Nilai Tambah dan Opini: Sebuah Kritis dan Proyeksi ke Depan
Tesis Muhammad Hidayat Djabbari memberikan landasan yang kuat untuk memahami peran PPP dalam pengembangan pariwisata. Namun, seperti halnya setiap penelitian, ada ruang untuk refleksi dan pengembangan lebih lanjut.
Pertama, meskipun tesis ini menyoroti kerangka pikir dan model yang relevan, analisis kuantitatif yang lebih mendalam mengenai dampak finansial dan sosial dari implementasi PPP di Toraja Utara akan sangat berharga. Misalnya, data mengenai peningkatan pendapatan asli daerah (PAD) dari sektor pariwisata setelah proyek PPP, atau jumlah lapangan kerja yang tercipta, akan memperkuat argumen tentang efektivitas dan efisiensi.
Kedua, perbandingan dengan studi kasus PPP pariwisata di daerah lain, baik di Indonesia maupun di luar negeri, akan memberikan perspektif yang lebih luas. Apa pelajaran yang dapat diambil dari keberhasilan atau kegagalan PPP di destinasi lain seperti Bali, Lombok, atau bahkan negara-negara tetangga seperti Thailand? Perbandingan ini bisa menyoroti praktik terbaik dan tantangan umum yang mungkin dihadapi Toraja Utara.

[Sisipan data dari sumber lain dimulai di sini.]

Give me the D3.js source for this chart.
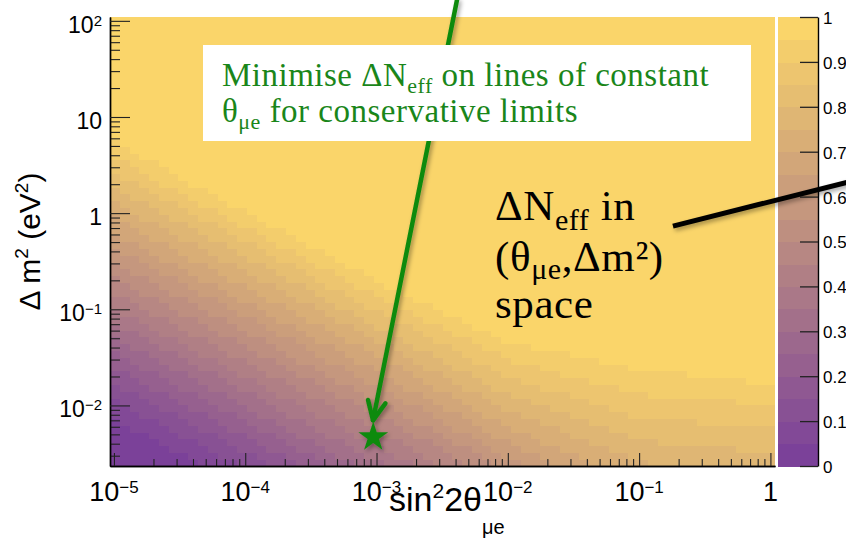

Ketiga, penting untuk membahas aspek mitigasi risiko dalam PPP. Proyek-proyek berskala besar seperti ini tidak lepas dari risiko, mulai dari perubahan kebijakan pemerintah, fluktuasi ekonomi, hingga masalah lingkungan atau sosial. Bagaimana perjanjian PPP dapat dirancang untuk memitigasi risiko-risiko ini secara adil bagi semua pihak? Tesis dapat lebih jauh mengelaborasi tentang mekanisme penyelesaian sengketa atau pembagian risiko yang efektif.
Secara keseluruhan, tesis ini mengingatkan kita bahwa pengembangan pariwisata yang berkelanjutan di Toraja Utara tidak bisa hanya mengandalkan pemerintah. Kolaborasi strategis dengan sektor swasta, yang didasari oleh prinsip keadilan, efektivitas, efisiensi, dan kemampuan replikasi, adalah kunci untuk membuka potensi penuh daerah ini. Dengan warisan budaya yang tak ternilai dan keindahan alam yang memukau, Toraja Utara berhak menjadi destinasi pariwisata kelas dunia, dan PPP adalah salah satu jembatan menuju visi tersebut.
Sumber Artikel:
Tesis ini berjudul "Public Private Partnership dalam Pengembangan Pariwisata di Kabupaten Toraja Utara" dan merupakan karya oleh Muhammad Hidayat Djabbari, dengan nomor mahasiswa E012191006. Tesis ini diajukan dan dipertahankan di hadapan Panitia Ujian Program Magister Program Studi Administrasi Publik, Fakultas Ilmu Sosial dan Ilmu Politik, Universitas Hasanuddin, Makassar, pada tanggal 30 April 2021.